Een goede leraar Nederlands (of in een van de andere talen) maakt een wereld van verschil – ik had het geluk van drie goede neerlandici op onze school van klas 4 t/m 6. Goede leraren vormen sleutels tot de literatuur, naast de literaire werken zelf natuurlijk.
Een type boek waar talendocenten, in mijn tijd althans (1988-1990), “om didactische redenen” wat sceptisch en soms ronduit argwanend over waren: uittrekselboeken en boekjes met analyses van literaire werken. Dat zal vooral de vrees zijn geweest dat leerlingen ze in plaats van en niet naast de literaire werken zouden lezen. Mocht ik leraar zijn geworden, dan zou ik leerlingen juist uitnodigen om ook deze secundaire literatuur te lezen en daar hun eigen bevindingen tegenover te zetten. De leerlingen die geheel zelfstandig een authentieke mening over een literair werk vormen, zijn ook in de hoogste klassen van havo en vwo niet zo heel dik gezaaid en zo’n boekje over een boek kan de reflectie een vliegende start geven.
Voor mij, ook als adolescent, zijn boeken en artikelen over literaire werken juist vaak de sleutel geweest om beter te lezen, beter te snappen ook waar Het stenen bruidsbed van Harry Mulisch of Nooit meer slapen van Willem Frederik Hermans over gaat en wat er zo bijzonder aan is. Ze hebben bijgedragen aan mijn inzicht en kennis. Dit soort boekjes kon je toen in gewoon in de boekhandel kopen – naar mijn waarneming zijn ze een beetje uit de mode geraakt. Een van de bekende reeksen vormde de Memo-reeks van uitgeverij Walva-boek. Ik heb destijds, voor mijn mondelinge eindexamen, enkele van die boekjes gekocht dan wel geleend.

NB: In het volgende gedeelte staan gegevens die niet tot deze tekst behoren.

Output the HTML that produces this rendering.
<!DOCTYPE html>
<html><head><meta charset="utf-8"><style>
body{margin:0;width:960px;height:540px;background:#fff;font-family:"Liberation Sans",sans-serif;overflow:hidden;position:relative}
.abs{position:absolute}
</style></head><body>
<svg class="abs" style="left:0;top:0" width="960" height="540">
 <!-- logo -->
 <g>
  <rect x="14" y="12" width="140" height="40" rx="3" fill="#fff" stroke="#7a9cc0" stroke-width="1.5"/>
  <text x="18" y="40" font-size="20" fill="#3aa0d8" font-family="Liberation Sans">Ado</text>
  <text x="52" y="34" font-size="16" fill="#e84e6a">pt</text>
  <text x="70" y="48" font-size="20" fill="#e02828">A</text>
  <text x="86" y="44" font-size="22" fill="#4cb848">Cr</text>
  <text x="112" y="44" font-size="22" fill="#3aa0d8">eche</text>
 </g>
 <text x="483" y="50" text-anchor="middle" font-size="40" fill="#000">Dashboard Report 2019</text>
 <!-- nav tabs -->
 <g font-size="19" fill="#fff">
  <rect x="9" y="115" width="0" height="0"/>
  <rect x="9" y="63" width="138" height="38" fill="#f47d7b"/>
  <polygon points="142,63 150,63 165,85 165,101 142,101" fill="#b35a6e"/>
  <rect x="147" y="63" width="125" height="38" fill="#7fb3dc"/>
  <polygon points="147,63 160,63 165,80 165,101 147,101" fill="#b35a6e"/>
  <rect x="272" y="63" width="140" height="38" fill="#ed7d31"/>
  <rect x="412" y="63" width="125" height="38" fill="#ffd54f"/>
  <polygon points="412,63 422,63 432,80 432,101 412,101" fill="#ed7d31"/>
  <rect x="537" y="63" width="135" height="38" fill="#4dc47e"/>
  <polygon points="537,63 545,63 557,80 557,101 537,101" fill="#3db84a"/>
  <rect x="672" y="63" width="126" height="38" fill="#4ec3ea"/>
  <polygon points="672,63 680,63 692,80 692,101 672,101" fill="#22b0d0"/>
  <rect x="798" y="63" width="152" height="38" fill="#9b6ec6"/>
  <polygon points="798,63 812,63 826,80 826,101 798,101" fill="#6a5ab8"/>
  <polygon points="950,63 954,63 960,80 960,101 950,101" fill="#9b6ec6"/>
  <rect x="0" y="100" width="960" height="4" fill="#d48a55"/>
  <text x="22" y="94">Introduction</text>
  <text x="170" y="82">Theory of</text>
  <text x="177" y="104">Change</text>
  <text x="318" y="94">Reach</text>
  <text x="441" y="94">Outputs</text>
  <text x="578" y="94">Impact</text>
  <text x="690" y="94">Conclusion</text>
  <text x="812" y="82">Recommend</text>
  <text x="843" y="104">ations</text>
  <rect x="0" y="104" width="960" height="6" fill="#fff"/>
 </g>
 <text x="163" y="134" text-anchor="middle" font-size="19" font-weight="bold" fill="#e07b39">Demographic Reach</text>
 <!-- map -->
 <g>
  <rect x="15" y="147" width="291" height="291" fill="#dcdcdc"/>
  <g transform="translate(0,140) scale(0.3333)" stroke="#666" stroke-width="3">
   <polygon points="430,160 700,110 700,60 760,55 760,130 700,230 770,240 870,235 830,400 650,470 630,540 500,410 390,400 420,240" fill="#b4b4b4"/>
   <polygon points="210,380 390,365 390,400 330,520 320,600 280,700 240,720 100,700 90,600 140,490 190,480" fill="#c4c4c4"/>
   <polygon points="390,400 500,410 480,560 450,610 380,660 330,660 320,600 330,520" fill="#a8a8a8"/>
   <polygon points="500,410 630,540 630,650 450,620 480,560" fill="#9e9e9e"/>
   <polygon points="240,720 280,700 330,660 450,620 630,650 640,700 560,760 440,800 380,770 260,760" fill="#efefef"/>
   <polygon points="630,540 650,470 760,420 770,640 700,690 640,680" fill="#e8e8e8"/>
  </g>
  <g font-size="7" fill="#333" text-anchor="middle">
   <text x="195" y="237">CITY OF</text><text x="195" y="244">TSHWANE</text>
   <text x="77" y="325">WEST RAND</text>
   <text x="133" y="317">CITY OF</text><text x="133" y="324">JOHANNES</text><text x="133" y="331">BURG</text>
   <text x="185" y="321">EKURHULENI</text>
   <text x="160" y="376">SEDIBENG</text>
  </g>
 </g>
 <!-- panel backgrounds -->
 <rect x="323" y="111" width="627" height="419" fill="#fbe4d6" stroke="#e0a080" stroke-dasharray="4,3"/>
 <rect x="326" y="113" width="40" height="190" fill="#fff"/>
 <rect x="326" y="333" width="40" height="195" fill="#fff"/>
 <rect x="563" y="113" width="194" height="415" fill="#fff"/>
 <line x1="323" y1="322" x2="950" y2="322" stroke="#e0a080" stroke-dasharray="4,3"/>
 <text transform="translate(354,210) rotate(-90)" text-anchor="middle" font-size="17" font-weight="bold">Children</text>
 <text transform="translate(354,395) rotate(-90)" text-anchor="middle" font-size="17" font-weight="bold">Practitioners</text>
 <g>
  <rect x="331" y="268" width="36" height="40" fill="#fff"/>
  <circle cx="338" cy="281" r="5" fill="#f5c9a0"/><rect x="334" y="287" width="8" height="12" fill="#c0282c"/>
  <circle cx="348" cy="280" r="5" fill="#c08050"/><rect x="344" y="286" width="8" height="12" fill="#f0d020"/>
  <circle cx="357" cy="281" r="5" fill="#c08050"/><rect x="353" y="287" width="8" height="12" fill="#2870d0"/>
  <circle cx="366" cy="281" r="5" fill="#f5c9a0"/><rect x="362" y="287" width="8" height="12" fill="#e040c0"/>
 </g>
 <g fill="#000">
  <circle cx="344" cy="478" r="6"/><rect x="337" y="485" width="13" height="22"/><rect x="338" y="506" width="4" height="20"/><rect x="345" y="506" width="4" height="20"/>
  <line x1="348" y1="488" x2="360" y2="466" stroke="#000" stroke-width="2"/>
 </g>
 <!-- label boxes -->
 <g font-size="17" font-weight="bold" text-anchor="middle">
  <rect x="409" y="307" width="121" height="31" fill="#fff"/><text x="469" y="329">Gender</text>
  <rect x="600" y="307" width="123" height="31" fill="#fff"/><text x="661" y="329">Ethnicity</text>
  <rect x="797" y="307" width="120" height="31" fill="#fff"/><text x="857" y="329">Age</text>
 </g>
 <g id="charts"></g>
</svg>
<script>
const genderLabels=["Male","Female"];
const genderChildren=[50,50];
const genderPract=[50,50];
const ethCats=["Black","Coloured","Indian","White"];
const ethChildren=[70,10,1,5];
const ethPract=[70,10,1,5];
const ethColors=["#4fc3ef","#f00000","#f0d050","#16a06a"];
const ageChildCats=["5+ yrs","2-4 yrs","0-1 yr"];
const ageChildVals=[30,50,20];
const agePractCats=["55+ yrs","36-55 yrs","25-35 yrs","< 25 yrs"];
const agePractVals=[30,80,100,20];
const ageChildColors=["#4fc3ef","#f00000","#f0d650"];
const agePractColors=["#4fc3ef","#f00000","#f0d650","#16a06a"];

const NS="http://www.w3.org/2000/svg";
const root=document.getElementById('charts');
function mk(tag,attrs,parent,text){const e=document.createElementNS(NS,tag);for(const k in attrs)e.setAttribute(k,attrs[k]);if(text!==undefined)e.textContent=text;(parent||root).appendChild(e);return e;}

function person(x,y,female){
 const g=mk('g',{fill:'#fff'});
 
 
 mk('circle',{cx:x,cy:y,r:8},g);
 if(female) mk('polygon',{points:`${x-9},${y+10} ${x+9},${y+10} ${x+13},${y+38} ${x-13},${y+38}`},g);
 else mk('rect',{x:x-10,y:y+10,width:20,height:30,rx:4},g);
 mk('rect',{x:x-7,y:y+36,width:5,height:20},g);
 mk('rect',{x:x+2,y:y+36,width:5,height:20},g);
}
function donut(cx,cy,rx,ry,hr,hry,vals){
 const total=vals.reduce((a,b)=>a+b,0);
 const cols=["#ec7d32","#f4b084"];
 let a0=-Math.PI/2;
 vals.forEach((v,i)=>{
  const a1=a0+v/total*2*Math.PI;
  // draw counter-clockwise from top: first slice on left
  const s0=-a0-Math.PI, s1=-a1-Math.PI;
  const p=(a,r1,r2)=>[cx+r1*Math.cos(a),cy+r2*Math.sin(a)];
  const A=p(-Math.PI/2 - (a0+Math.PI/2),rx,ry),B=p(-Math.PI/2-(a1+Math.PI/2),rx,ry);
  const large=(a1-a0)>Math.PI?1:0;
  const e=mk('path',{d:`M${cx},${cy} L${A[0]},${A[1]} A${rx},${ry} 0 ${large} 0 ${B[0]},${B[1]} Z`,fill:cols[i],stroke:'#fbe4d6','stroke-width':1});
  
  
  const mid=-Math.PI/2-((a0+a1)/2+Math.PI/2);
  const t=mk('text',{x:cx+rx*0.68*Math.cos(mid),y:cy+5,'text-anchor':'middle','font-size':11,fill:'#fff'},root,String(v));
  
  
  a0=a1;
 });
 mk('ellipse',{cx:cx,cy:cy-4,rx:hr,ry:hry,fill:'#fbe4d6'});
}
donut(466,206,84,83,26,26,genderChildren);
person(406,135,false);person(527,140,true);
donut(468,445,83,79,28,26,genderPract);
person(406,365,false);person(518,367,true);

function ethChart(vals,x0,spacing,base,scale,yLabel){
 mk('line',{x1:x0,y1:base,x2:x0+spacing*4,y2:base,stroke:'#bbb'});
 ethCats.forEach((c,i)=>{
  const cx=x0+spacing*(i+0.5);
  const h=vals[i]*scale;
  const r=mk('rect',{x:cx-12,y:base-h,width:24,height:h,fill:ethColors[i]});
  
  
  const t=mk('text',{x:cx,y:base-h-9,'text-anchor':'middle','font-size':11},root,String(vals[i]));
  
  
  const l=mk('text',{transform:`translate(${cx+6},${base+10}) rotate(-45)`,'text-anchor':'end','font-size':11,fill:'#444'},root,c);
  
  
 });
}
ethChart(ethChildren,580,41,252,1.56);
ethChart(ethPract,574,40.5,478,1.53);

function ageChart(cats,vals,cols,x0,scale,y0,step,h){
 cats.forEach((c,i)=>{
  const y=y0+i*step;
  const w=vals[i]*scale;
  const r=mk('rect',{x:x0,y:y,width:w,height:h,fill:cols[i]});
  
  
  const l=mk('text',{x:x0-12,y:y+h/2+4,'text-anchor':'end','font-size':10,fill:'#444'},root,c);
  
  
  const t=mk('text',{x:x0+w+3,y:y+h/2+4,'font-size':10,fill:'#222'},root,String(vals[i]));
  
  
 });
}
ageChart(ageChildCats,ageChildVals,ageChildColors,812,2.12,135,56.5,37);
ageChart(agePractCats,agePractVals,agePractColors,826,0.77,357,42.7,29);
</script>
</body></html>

Veel uitgebreider en vaak ook gedegener waren in mijn ogen de deeltjes die bekend stonden onder de naam Synthese, van de Wetenschappelijke Uitgeverij. Een groot deel van die delen zijn uitgebracht in de jaren 1980-1990. Ook daarvan had ik er een aantal in huis. Ze vormen deel van mijn geheugen en vorming.
Daarnaast bestaan er boeken van dezelfde uitgeverij die ook Synthese of “Synthese – stromingen en aspecten” heten, en die over algemene literaire verschijnselen gaan, met name literaire stromingen of bewegingen.
Het boekje van Anbeek, Na de oorlog, was in ons propedeusejaar (1990-1991) in Nijmegen verplichte leesstof bij het vak “Literatuur na 1945”. Een spannende tijd was dat: je eerste jaar, helemaal gewijd aan taal- en letterkunde. Hermans, Reve en Mulisch kende je al, maar je leerde ook over Anna Blaman, existentialisme en de eigentijdse reacties op die “naargeestige” werken. Het boekje van Goedegebuure lag voor de hand gezien mijn grote affiniteit met Couperus, dandyisme en fin de siècle.
Van daaruit komen dan andere algemene studies op je pad, over naturalisme, symbolisme, modernisme en postmodernisme. Het boek van Fokkema & Ibsch geldt als een van de klassiekers over het modernisme (dat we bij Algemene Literatuurwetenschap lazen naast het bekende boek van Bradbury & McFarlane).
Bibliografie
Hieronder een overzicht van de titels uit de reeks voor zover ik ze heb kunnen achterhalen. Indien van asterisk voorzien, dan betreft het exemplaren uit de eigen collectie die ik dus zelf heb kunnen beschrijven. De andere titels zijn beschreven op basis van zoekacties op online bronnen, zoals zoekmachines en verkoopsites.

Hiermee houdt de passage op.